5 ways to build friendships with people from different cultures

If there’s one big challenge for international students, most would say it is building relationships.

As you may have seen on this blog, many international students tend to be friends with people from the same culture. It’s beautiful when you see people from so many different cultures hanging out at the school’s cafeteria, or going out to social activities.

This happens mainly because it’s so uncomfortable living in another culture. Speaking English makes newcomers physically and mentally tired, loneliness makes them sad, and adaptation to a new school environment takes a long time. Long story short, it is not fun.

When a person is planning to move, they don’t always think about the struggles they will face. And it’s not their fault. The excitement of meeting new people, speaking another language, and experience another culture is such that there’s no space for negative and discouraging thoughts.

The same happens to locals. It’s quite a shock when you stumble to someone who doesn’t understand your jokes, or who has a different religious background.

However, when you learn or living another culture, you become more aware of your culture. It’s when you get comfortable sharing your beliefs and values with others that you open up to learn from other cultures as well.

Why do international students get homesick? It’s not only because they’re struggling with the language, or because they miss their parents. Culture is part of your DNA, and when you have to deal with differences, it starts to with to go back to where it belongs.

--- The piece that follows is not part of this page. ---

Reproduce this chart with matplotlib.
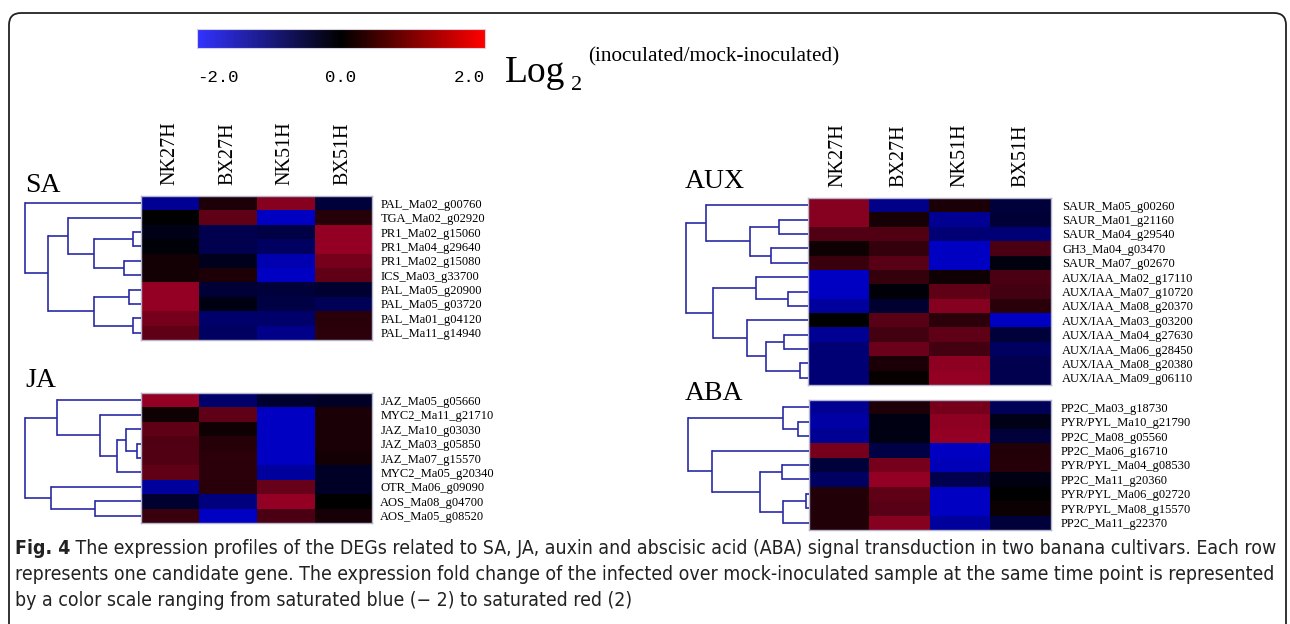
import numpy as np
import matplotlib
matplotlib.use('Agg')
import matplotlib.pyplot as plt
from matplotlib.colors import LinearSegmentedColormap, Normalize
from matplotlib.cm import ScalarMappable
from matplotlib.patches import FancyBboxPatch
from matplotlib import font_manager

W, H = 1290, 624

# ---------------- data ----------------
samples = ['NK27H', 'BX27H', 'NK51H', 'BX51H']

sa_genes = ['PAL_Ma02_g00760', 'TGA_Ma02_g02920', 'PR1_Ma02_g15060', 'PR1_Ma04_g29640',
            'PR1_Ma02_g15080', 'ICS_Ma03_g33700', 'PAL_Ma05_g20900', 'PAL_Ma05_g03720',
            'PAL_Ma01_g04120', 'PAL_Ma11_g14940']
sa_values = [[-1.5, 0.4, 1.8, -0.6],
             [0.0, 1.3, -2.0, 0.5],
             [-0.25, -0.8, -0.7, 2.0],
             [-0.1, -0.8, -1.0, 2.0],
             [0.25, -0.3, -1.8, 1.6],
             [0.25, 0.4, -2.0, 1.3],
             [2.0, -0.55, -0.6, -0.5],
             [2.0, -0.2, -0.7, -0.9],
             [1.6, -1.1, -1.1, 0.55],
             [1.3, -1.0, -1.4, 0.6]]
# tree: (height, left, right); leaves = row index
sa_tree = (116, 0, (93, (73, 1, (47, (8, 2, 3), (17, 4, 5))), (47, (12, 6, 7), (8, 8, 9))))

ja_genes = ['JAZ_Ma05_g05660', 'MYC2_Ma11_g21710', 'JAZ_Ma10_g03030', 'JAZ_Ma03_g05850',
            'JAZ_Ma07_g15570', 'MYC2_Ma05_g20340', 'OTR_Ma06_g09090', 'AOS_Ma08_g04700',
            'AOS_Ma05_g08520']
ja_values = [[2.0, -1.1, -0.5, -0.4],
             [0.2, 1.3, -2.0, 0.35],
             [1.3, 0.2, -2.0, 0.35],
             [1.1, 0.5, -2.0, 0.35],
             [1.1, 0.6, -2.0, 0.25],
             [1.3, 0.6, -1.6, -0.4],
             [-1.6, 0.55, 1.4, -0.4],
             [-0.5, -1.3, 2.0, 0.0],
             [0.75, -2.0, 1.0, 0.3]]
ja_tree = (116, (84, 0, (41, 1, (24, (15, 2, (4, 3, 4)), 5))), (90, 6, (46, 7, 8)))

aux_genes = ['SAUR_Ma05_g00260', 'SAUR_Ma01_g21160', 'SAUR_Ma04_g29540', 'GH3_Ma04_g03470',
             'SAUR_Ma07_g02670', 'AUX/IAA_Ma02_g17110', 'AUX/IAA_Ma07_g10720',
             'AUX/IAA_Ma08_g20370', 'AUX/IAA_Ma03_g03200', 'AUX/IAA_Ma04_g27630',
             'AUX/IAA_Ma06_g28450', 'AUX/IAA_Ma08_g20380', 'AUX/IAA_Ma09_g06110']
aux_values = [[1.8, -1.4, 0.35, -0.6],
              [1.8, 0.3, -1.5, -0.55],
              [1.1, 1.1, -1.2, -1.2],
              [0.2, 0.7, -2.0, 1.0],
              [0.75, 1.2, -2.0, -0.15],
              [-2.0, 0.7, 0.2, 1.0],
              [-2.0, -0.1, 1.3, 0.9],
              [-1.6, -0.5, 1.8, 0.55],
              [0.0, 1.2, 0.6, -2.0],
              [-1.5, 0.9, 1.3, -0.6],
              [-1.2, 1.45, 0.9, -1.0],
              [-1.2, 0.35, 1.9, -0.8],
              [-1.2, 0.1, 2.0, -0.8]]
aux_tree = (122, (102, 0, (58, (29, 1, 2), (37, 3, 4))),
            (95, (52, 5, (20, 6, 7)), (61, 8, (42, (24, 9, 10), (8, 11, 12)))))

aba_genes = ['PP2C_Ma03_g18730', 'PYR/PYL_Ma10_g21790', 'PP2C_Ma08_g05560', 'PP2C_Ma06_g16710',
             'PYR/PYL_Ma04_g08530', 'PP2C_Ma11_g20360', 'PYR/PYL_Ma06_g02720',
             'PYR/PYL_Ma08_g15570', 'PP2C_Ma11_g22370']
aba_values = [[-1.5, 0.4, 1.6, -0.9],
              [-1.7, -0.2, 1.9, -0.25],
              [-1.5, -0.2, 2.0, -0.6],
              [1.6, -0.7, -2.0, 0.45],
              [-0.6, 1.6, -1.9, 0.5],
              [-1.0, 2.0, -0.8, -0.2],
              [0.45, 1.3, -2.0, 0.0],
              [0.45, 1.2, -2.0, 0.15],
              [0.45, 1.8, -1.6, -0.6]]
aba_tree = (121, (26, 0, (11, 1, 2)), (97, 3, (49, (27, 4, 5), (26, (3, 6, 7), 8))))

cbar_ticks = [-2.0, 0.0, 2.0]
cbar_tick_labels = ['-2.0', '0.0', '2.0']

caption_lines = [
    ("Fig. 4", " The expression profiles of the DEGs related to SA, JA, auxin and abscisic acid (ABA) signal transduction in two banana cultivars. Each row"),
    ("", "represents one candidate gene. The expression fold change of the infected over mock-inoculated sample at the same time point is represented"),
    ("", "by a color scale ranging from saturated blue (\u2212 2) to saturated red (2)"),
]

# ---------------- style ----------------
heat_cmap = LinearSegmentedColormap.from_list(
    'heat', [(0, 0, 195 / 255), (0, 0, 0), (148 / 255, 0, 36 / 255)])
bar_cmap = LinearSegmentedColormap.from_list(
    'bar', [(50 / 255, 50 / 255, 1.0), (0, 0, 0), (1.0, 0, 0)])
norm = Normalize(-2, 2)
DEND_COLOR = '#2a2aa8'
SERIF = ['Liberation Serif', 'DejaVu Serif']

# choose a condensed sans for the caption if one exists
CAP_FONT = ['Open Sans', 'DejaVu Sans']
CAP_STRETCH = 'normal'
for f in font_manager.fontManager.ttflist:
    st = str(f.stretch).lower()
    if f.name in ('Open Sans', 'Roboto', 'DejaVu Sans', 'Noto Sans', 'Liberation Sans') and \
            st in ('condensed', 'semi-condensed', '75', '87.5') and f.weight in (400, 'normal', 'regular'):
        CAP_FONT = [f.name, 'DejaVu Sans']
        CAP_STRETCH = 'condensed' if st in ('condensed', '75') else 'semi-condensed'
        break
    if ('Condensed' in f.name or 'Narrow' in f.name) and 'Sans' in f.name:
        CAP_FONT = [f.name, 'DejaVu Sans']
        break

fig = plt.figure(figsize=(W / 100, H / 100), dpi=100)
bg = fig.add_axes([0, 0, 1, 1])
bg.set_xlim(0, W)
bg.set_ylim(H, 0)
bg.axis('off')

bg.add_patch(FancyBboxPatch((9, 13), 1277, 660, boxstyle='round,pad=0,rounding_size=12',
                            fc='none', ec='#222222', lw=1.3, clip_on=True))


def px_axes(x0, y0, x1, y1):
    return fig.add_axes([x0 / W, 1 - y1 / H, (x1 - x0) / W, (y1 - y0) / H])


def draw_tree(ax, node):
    if isinstance(node, int):
        return float(node), 0.0
    h, a, b = node
    ya, ha = draw_tree(ax, a)
    yb, hb = draw_tree(ax, b)
    ax.plot([ha, h], [ya, ya], color=DEND_COLOR, lw=1.2, solid_capstyle='butt')
    ax.plot([hb, h], [yb, yb], color=DEND_COLOR, lw=1.2, solid_capstyle='butt')
    ax.plot([h, h], [ya, yb], color=DEND_COLOR, lw=1.2, solid_capstyle='projecting')
    return (ya + yb) / 2, h


def panel(rect, dend_left, genes, values, tree, show_cols, label_pad):
    x0, y0, x1, y1 = rect
    n = len(genes)
    ax = px_axes(x0, y0, x1, y1)
    ax.imshow(np.array(values), cmap=heat_cmap, norm=norm, aspect='auto',
              interpolation='nearest')
    ax.set_yticks(range(n))
    ax.set_yticklabels(genes, family=SERIF, fontsize=9.0)
    ax.yaxis.tick_right()
    ax.tick_params(axis='y', length=0, pad=label_pad)
    if show_cols:
        ax.set_xticks(range(len(samples)))
        ax.set_xticklabels(samples, rotation=90, family=SERIF, fontsize=14.5)
        ax.xaxis.tick_top()
        ax.tick_params(axis='x', length=0, pad=8)
    else:
        ax.set_xticks([])
    for s in ax.spines.values():
        s.set_color('#b4b4cc')
        s.set_linewidth(1.0)
    dax = px_axes(dend_left - 2, y0, x0, y1)
    dax.set_xlim(x0 - dend_left + 2, 0)
    dax.set_ylim(n - 0.5, -0.5)
    dax.axis('off')
    draw_tree(dax, tree)


panel((141, 196, 372, 340), 25, sa_genes, sa_values, sa_tree, True, 6)
panel((141, 393, 372, 523), 25, ja_genes, ja_values, ja_tree, False, 6)
panel((808, 198, 1051, 385), 687, aux_genes, aux_values, aux_tree, True, 8)
panel((809, 400, 1051, 530), 688, aba_genes, aba_values, aba_tree, False, 7)

# panel titles
for txt, x, y in [('SA', 25, 192), ('JA', 25, 387), ('AUX', 685, 188), ('ABA', 685, 400)]:
    bg.text(x, y, txt, family=SERIF, fontsize=20, va='baseline', ha='left')

# colour bar
cax = px_axes(197, 29, 485, 48)
cb = fig.colorbar(ScalarMappable(norm=norm, cmap=bar_cmap), cax=cax, orientation='horizontal')
cb.outline.set_edgecolor('#d8d0e0')
cb.outline.set_linewidth(0.8)
cb.set_ticks(cbar_ticks)
cb.set_ticklabels(cbar_tick_labels)
cax.tick_params(axis='x', length=0, pad=16)
for lab, ha in zip(cax.get_xticklabels(), ['left', 'center', 'right']):
    lab.set_ha(ha)
    lab.set_family(['Liberation Mono', 'DejaVu Sans Mono'])
    lab.set_fontsize(12.5)

bg.text(505, 82, 'Log', family=SERIF, fontsize=27, va='baseline', ha='left')
bg.text(571, 90, '2', family=SERIF, fontsize=16, va='baseline', ha='left')
bg.text(588, 61, '(inoculated/mock-inoculated)', family=SERIF, fontsize=15.3,
        va='baseline', ha='left')

# caption
cap_fs = 12.0
baselines = [554, 580, 606]
fig.canvas.draw()
r = fig.canvas.get_renderer()
probe = bg.text(15, 580, caption_lines[1][1], family=CAP_FONT, fontsize=cap_fs,
                fontstretch=CAP_STRETCH)
w = probe.get_window_extent(r).width
probe.remove()
cap_fs = min(cap_fs * (1275 - 15) / w, 15.0)
for (bold, rest), yb in zip(caption_lines, baselines):
    x = 15
    if bold:
        t = bg.text(x, yb, bold, family=CAP_FONT, fontsize=cap_fs, weight='bold',
                    fontstretch=CAP_STRETCH, va='baseline', color='#222222')
        x = t.get_window_extent(r).x1
    bg.text(x, yb, rest, family=CAP_FONT, fontsize=cap_fs, va='baseline',
            fontstretch=CAP_STRETCH, color='#222222')

fig.savefig('out.png', dpi=100)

Coming to Winnipeg, or anywhere in Canada, you have to be prepared not only to adjust to the Canadian culture but also to the many other cultures living here. Be aware that there are about 40 different groups here.

Therefore, you don’t need to belong somewhere or to a group. You just need to learn how to control your cultural background and adapt to a new one. And there’s a way.

Try this and if you do not feel better after that, then maybe you should consider evaluating what is it that you want.

  1. Go out. Engage in as many social activities as you can. Say yes to (almost) everything. This way, you’ll have the opportunity to learn more about other cultures.
  2. Be open minded and prepared to listen to different points of view. Learn to respect other people’s values the same way they’ll respect yours.
  3. Forget your biases and stereotypes you’ve put in your head over the past. People are different even if they were born in the same country and shared a particular culture. This is a cliche, but by the end of the day, we are all people.
  4. Be curious. Ask people why they behave the way they do. In a respectful way of course. Encourage people to share their stories and experiences.
  5. People communicate differently. One of the biggest challenges for international students is communicating. There’re not only verbal communication barriers due to the new language but also non-verbal communication barriers. That means, one might interpret what the other one says in many ways, and this may cause conflict. Find a way to communicate in a respectful way with everyone.

When moving to another country, we become more aware of our culture. Merging our culture with the new one helps us build a new cultural identity. Cultural identity is crucial for settlement.

What are some of the things that helped you adapt to a new culture? We’d love to see your comments!